> **DATASET CONTENT**
┄┄┄┄┄┄
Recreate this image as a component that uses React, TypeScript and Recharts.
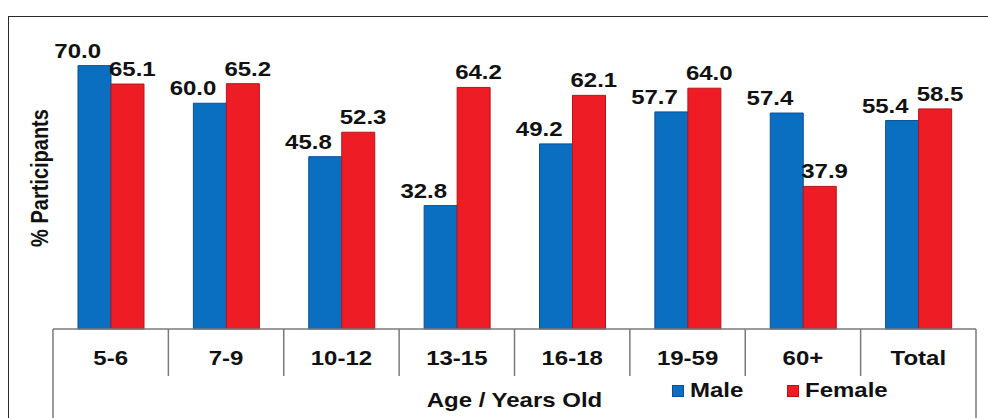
import React from "react";
import { BarChart, Bar, XAxis, YAxis, Legend, LabelList } from "recharts";

const categories = ["5-6", "7-9", "10-12", "13-15", "16-18", "19-59", "60+", "Total"];
const maleValues = [70.0, 60.0, 45.8, 32.8, 49.2, 57.7, 57.4, 55.4];
const femaleValues = [65.1, 65.2, 52.3, 64.2, 62.1, 64.0, 37.9, 58.5];
const seriesNames = ["Male", "Female"];

const data = categories.map((age, i) => ({
  age,
  male: maleValues[i],
  female: femaleValues[i],
}));

const W = 988;
const H = 418;
const MARGIN = { top: 28, right: 12, bottom: 0, left: 53 };
const X_AXIS_H = 89;
const PLOT_BOTTOM = H - MARGIN.bottom - X_AXIS_H;
const BAND = (W - MARGIN.left - MARGIN.right) / categories.length;

const MALE = "#0b6fc1";
const MALE_EDGE = "#0a4f95";
const FEMALE = "#ee1c25";
const FEMALE_EDGE = "#b8141b";
const GRID = "#7a7a7a";
const FONT = "'Liberation Sans', Arial, sans-serif";
// text in this chart is drawn a little wider than the normal face
const STRETCH = 1.2;

function StretchText({
  x,
  y,
  anchor = "middle",
  children,
}: {
  x: number;
  y: number;
  anchor?: "start" | "middle" | "end";
  children: React.ReactNode;
}) {
  return (
    <text
      transform={`translate(${x},${y}) scale(${STRETCH},1)`}
      textAnchor={anchor}
      fontFamily={FONT}
      fontWeight="bold"
      fontSize={20}
      fill="#111"
    >
      {children}
    </text>
  );
}

// category cell: label plus the divider on its right edge
function CategoryTick(props: any) {
  const { x, index, payload } = props;
  const last = index === categories.length - 1;
  const right = x + BAND / 2;
  return (
    <g>
      {index === 0 && (
        <line x1={x - BAND / 2} x2={x - BAND / 2} y1={PLOT_BOTTOM} y2={H} stroke={GRID} strokeWidth={1.5} />
      )}
      <line x1={right} x2={right} y1={PLOT_BOTTOM} y2={last ? H : PLOT_BOTTOM + 47} stroke={GRID} strokeWidth={1.5} />
      <StretchText x={x} y={PLOT_BOTTOM + 36}>
        {payload.value}
      </StretchText>
    </g>
  );
}

function maleLabel(p: any) {
  const { x, y, width, value } = p;
  return (
    <StretchText x={Number(x) + Number(width) - 10} y={Number(y) - 8} anchor="end">
      {Number(value).toFixed(1)}
    </StretchText>
  );
}

function femaleLabel(p: any) {
  const { x, y, value } = p;
  return (
    <StretchText x={Number(x) - 2} y={Number(y) - 8} anchor="start">
      {Number(value).toFixed(1)}
    </StretchText>
  );
}

function LegendBox(props: any) {
  const items = [...(props.payload ?? [])].sort(
    (a: any, b: any) => seriesNames.indexOf(a.value) - seriesNames.indexOf(b.value)
  );
  return (
    <svg width={260} height={30} style={{ display: "block" }}>
      {items.map((item: any, i: number) => (
        <g key={item.value} transform={`translate(${i * 115},0)`}>
          <rect
            x={4.5}
            y={7.5}
            width={11}
            height={11}
            fill={item.color}
            stroke={item.value === "Male" ? MALE_EDGE : FEMALE_EDGE}
            strokeWidth={1}
          />
          <StretchText x={22} y={19} anchor="start">
            {item.value}
          </StretchText>
        </g>
      ))}
    </svg>
  );
}

export default function App() {
  return (
    <div style={{ position: "absolute", left: 0, top: 0, width: W, height: H, background: "#fff", overflow: "hidden" }}>
      <div
        style={{
          position: "absolute",
          left: 8,
          top: 16,
          width: W,
          height: H,
          borderLeft: "1.5px solid #2b2b2b",
          borderTop: "1.5px solid #2b2b2b",
        }}
      />
      <div style={{ position: "absolute", left: 0, top: 0 }}>
        <BarChart width={W} height={H} data={data} margin={MARGIN} barGap={0} barSize={33}>
          <XAxis
            dataKey="age"
            height={X_AXIS_H}
            interval={0}
            tickLine={false}
            tickSize={0}
            tickMargin={0}
            axisLine={{ stroke: GRID, strokeWidth: 1.5 }}
            tick={<CategoryTick />}
            label={{
              content: (p: any) => {
                const vb = p.viewBox ?? {};
                return (
                  <StretchText x={(vb.x ?? MARGIN.left) + (vb.width ?? 0) / 2} y={PLOT_BOTTOM + 78}>
                    Age / Years Old
                  </StretchText>
                );
              },
            }}
          />
          <YAxis domain={[0, 80]} hide />
          <Legend
            layout="vertical"
            align="center"
            verticalAlign="middle"
            wrapperStyle={{ left: 668, top: 378, width: 260, right: "auto", bottom: "auto" }}
            content={<LegendBox />}
          />
          <Bar dataKey="male" name="Male" fill={MALE} stroke={MALE_EDGE} strokeWidth={1} isAnimationActive={false}>
            <LabelList dataKey="male" content={maleLabel} />
          </Bar>
          <Bar dataKey="female" name="Female" fill={FEMALE} stroke={FEMALE_EDGE} strokeWidth={1} isAnimationActive={false}>
            <LabelList dataKey="female" content={femaleLabel} />
          </Bar>
        </BarChart>
      </div>
      {/* vertical axis title */}
      <svg width={60} height={H} style={{ position: "absolute", left: 0, top: 0, pointerEvents: "none" }}>
        <text
          transform={`translate(${MARGIN.left - 5},178) rotate(-90) scale(1,${STRETCH})`}
          textAnchor="middle"
          fontFamily={FONT}
          fontWeight="bold"
          fontSize={20}
          fill="#111"
        >
          % Participants
        </text>
      </svg>
    </div>
  );
}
┄┄┄┄┄┄
> **DO THIS**
Your task is to restate word for word the lines from the top of the data to the line containing "YAxis, Legend, LabelList", both ends included, with every picture left out.

> **CORRECT ANSWER**
Recreate this image as a component that uses React, TypeScript and Recharts.
import React from "react";
import { BarChart, Bar, XAxis, YAxis, Legend, LabelList } from "recharts";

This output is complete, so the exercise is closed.